Data centers continue to evolve rapidly. The increase in High-Performance Computing (HPC) workloads, the push toward edge strategies, and the utilization of cloud technologies is changing how we can think about how we design our facilities.
Traditionally, data centers were designed with as much redundancy as possible. Most owners required Tier III topologies or an “N+1” configuration for all major infrastructures. While most owners still desire this reliability, we are seeing an increase in data center owners who are considering ‘variable resiliency,’ or the ability to deliver varying levels of redundancy to different racks in their data center.
A big reason for this shift is that end users have begun to think about their data centers much more on the application level than the server level. Historically (and before virtualization), users treated each piece of server hardware in the data center equally. Today, many users talk about their data center in terms of application “tiers,” with “Tier 1” applications being mission critical to their business.
This shift in mindset has enabled the conversation of variable resiliency. In a data center, variable resiliency is a concept whereby you can provide less redundancy to specific racks (or applications) based on their criticality. Instead of providing a traditional N+1 power architecture to your entire data center, your less critical applications would receive grid power only. A frequent example that we see is for HPC applications; they are extremely high in density and require unique design strategies, but in many cases they are also able to sustain a short outage without damage to the work being conducted. (See Dr. James Cuff of Harvard University talking about ‘shutting off’ his data center in demand response).

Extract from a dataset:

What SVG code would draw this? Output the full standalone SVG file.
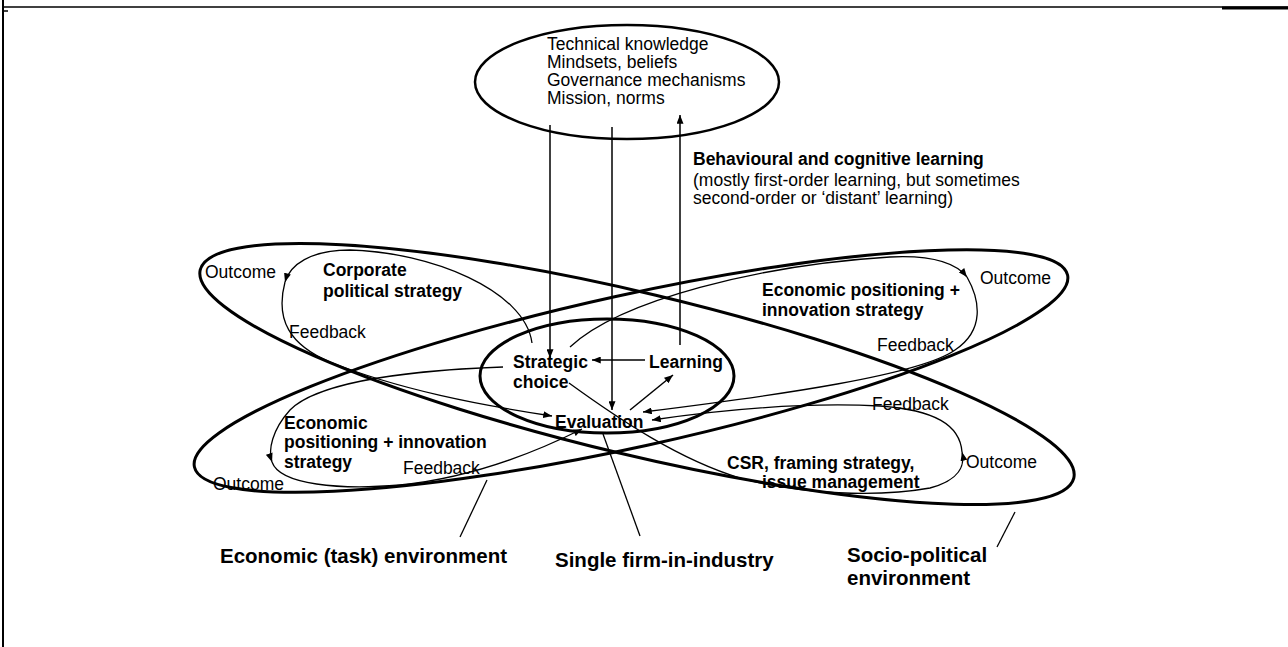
<svg xmlns="http://www.w3.org/2000/svg" width="1288" height="647" viewBox="0 0 1288 647">
<defs>
<marker id="ah" viewBox="0 0 10 8" refX="10" refY="4" markerWidth="9" markerHeight="7" markerUnits="userSpaceOnUse" orient="auto">
<path d="M0,0 L10,4 L0,8 Z" fill="#000"/>
</marker>
</defs>
<style>
.t{font-family:"Liberation Sans",Arial,sans-serif;font-size:17.5px;fill:#000}
.b{font-weight:bold}
.big{font-family:"Liberation Sans",Arial,sans-serif;font-size:20.5px;font-weight:bold;fill:#000}
.env{fill:none;stroke:#000;stroke-width:3}
.thin{fill:none;stroke:#000;stroke-width:1.3}
.arr{fill:none;stroke:#000;stroke-width:1.5}
</style>
<rect width="1288" height="647" fill="#fff"/>
<g id="frame">
<line x1="3" y1="0" x2="3" y2="647" stroke="#000" stroke-width="2"/>
<line x1="3" y1="7" x2="1288" y2="7" stroke="#000" stroke-width="1.5"/>
<line x1="1222" y1="8" x2="1288" y2="8" stroke="#000" stroke-width="3"/>
<line x1="3" y1="11" x2="8" y2="11" stroke="#000" stroke-width="1.5"/>
</g>
<g id="env-socio">
<ellipse class="env" cx="637" cy="374" rx="449" ry="81" transform="rotate(13.4 637 374)"/>
</g>
<g id="env-economic">
<ellipse class="env" cx="631" cy="371" rx="447" ry="76" transform="rotate(-12.4 631 371)"/>
</g>
<g id="knowledge">
<ellipse fill="none" stroke="#000" stroke-width="2.5" cx="627" cy="82" rx="152" ry="57"/>
<text class="t" x="547" y="50">Technical knowledge</text>
<text class="t" x="547" y="68">Mindsets, beliefs</text>
<text class="t" x="547" y="86">Governance mechanisms</text>
<text class="t" x="547" y="104">Mission, norms</text>
</g>
<g id="firm">
<ellipse fill="none" stroke="#000" stroke-width="3" cx="607" cy="376" rx="127" ry="57"/>
<text class="t b" x="513" y="368">Strategic</text>
<text class="t b" x="513" y="388">choice</text>
<text class="t b" x="649" y="368">Learning</text>
<text class="t b" x="555" y="428">Evaluation</text>
</g>
<g id="learning-label">
<text class="t b" x="693" y="165">Behavioural and cognitive learning</text>
<text class="t" x="693" y="186">(mostly first-order learning, but sometimes</text>
<text class="t" x="693" y="204">second-order or ‘distant’ learning)</text>
</g>
<g id="corporate">
<text class="t" x="205" y="278">Outcome</text>
<text class="t b" x="323" y="276">Corporate</text>
<text class="t b" x="323" y="297">political strategy</text>
<text class="t" x="289" y="338">Feedback</text>
</g>
<g id="econ-right">
<text class="t b" x="762" y="296">Economic positioning +</text>
<text class="t b" x="762" y="316">innovation strategy</text>
<text class="t" x="980" y="284">Outcome</text>
<text class="t" x="877" y="351">Feedback</text>
</g>
<g id="econ-left">
<text class="t b" x="284" y="429">Economic</text>
<text class="t b" x="284" y="448">positioning + innovation</text>
<text class="t b" x="284" y="468">strategy</text>
<text class="t" x="213" y="490">Outcome</text>
<text class="t" x="403" y="474">Feedback</text>
</g>
<g id="csr">
<text class="t b" x="727" y="469">CSR, framing strategy,</text>
<text class="t b" x="762" y="488">issue management</text>
<text class="t" x="966" y="468">Outcome</text>
<text class="t" x="872" y="410">Feedback</text>
</g>
<g id="labels">
<text class="big" x="220" y="563">Economic (task) environment</text>
<text class="big" x="555" y="567">Single firm-in-industry</text>
<text class="big" x="847" y="562">Socio-political</text>
<text class="big" x="847" y="585">environment</text>
</g>
<g id="connectors">
<line class="arr" x1="550" y1="125" x2="550" y2="358" marker-end="url(#ah)"/>
<line class="arr" x1="612" y1="127" x2="612" y2="410" marker-end="url(#ah)"/>
<line class="arr" x1="680" y1="345" x2="680" y2="115" marker-end="url(#ah)"/>
<line class="arr" x1="645" y1="360" x2="592" y2="360" marker-end="url(#ah)"/>
<line class="arr" x1="630" y1="410" x2="673" y2="375" marker-end="url(#ah)"/>
<path class="thin" d="M532,343 C525,290 430,252 350,250 C310,250 290,265 285,282" marker-end="url(#ah)"/>
<path class="thin" d="M285,282 C275,320 290,345 330,362 C400,390 480,405 552,416" marker-end="url(#ah)"/>
<path class="thin" d="M570,347 C620,300 760,265 890,257 C930,255 955,262 967,277" marker-end="url(#ah)"/>
<path class="thin" d="M967,277 C980,300 985,330 955,350 C920,375 780,395 643,412" marker-end="url(#ah)"/>
<path class="thin" d="M503,367 C420,370 320,380 290,410 C272,430 268,450 272,462" marker-end="url(#ah)"/>
<path class="thin" d="M272,462 C280,485 340,490 400,485 C470,478 530,455 582,429" marker-end="url(#ah)"/>
<path class="thin" d="M569,383 C620,420 680,460 740,478 C800,495 880,497 930,488 C960,480 965,465 962,452" marker-end="url(#ah)"/>
<path class="thin" d="M962,452 C960,425 935,410 880,406 C800,402 720,410 652,420" marker-end="url(#ah)"/>
<line class="thin" x1="460" y1="537" x2="487" y2="480"/>
<line class="thin" x1="640" y1="536" x2="603" y2="434"/>
<line class="thin" x1="997" y1="547" x2="1015" y2="512"/>
</g>
</svg>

There is a strong cost argument for this approach. By providing grid-power only to certain applications in your data center, you are reducing the size of your Uninterruptible Power Supply (UPS) equipment, which will decrease your capital costs during construction and lower your maintenance costs on an annual basis.
If you are considering variable resiliency for your data center, there are several factors to consider:
Business Continuity Planning
A variable resiliency strategy requires thoughtful IT planning. You may be choosing to provide lower redundancy to certain data center applications because they are less critical or because they are replicated asynchronously to another site, but in either case the delivery of services from these applications will experience more interruptions than in a traditional “N+1” data center. This requires an IT organization to really think through the downstream implications of intermittent interruptions on their service delivery model.
If you are foregoing the use of a UPS to filter the ‘dirty’ power from your grid, it is important to understand the reliability of your utility power. Historical trending data on their service can typically be obtained through working with the utility directly. Review a minimum of 36 months worth of data, take the worst case out of those months (i.e. the highest number of outages) and make sure you are comfortable that your data center can sustain that variability.
Having a robust monitoring solution is critical to any data center with varying levels of reliability. With different reliability ‘sections’ of your data center, a single utility power event will impact these sections of your data center differently. Make sure that your monitoring platform provides granular insight into the status of your physical infrastructure so that you can make informed decisions, especially if your data center is lights out.
Standby Generator Planning
Users of variable resiliency designs should be prepared for more proactive monitoring of their grid and events that may impact its uptime (i.e. severe weather). Less critical applications may be able to withstand short outages, but many users will want to prevent sustained downtime through utilizing their standby generator system. More frequent usage of your generator plant will consume more fuel and potentially increase maintenance, something that should be considered during the design process.
Variable resiliency is a worth consideration for your data center. It requires careful planning but can deliver long-term costs savings that for some organizations outweigh the risks of lower reliability for certain applications.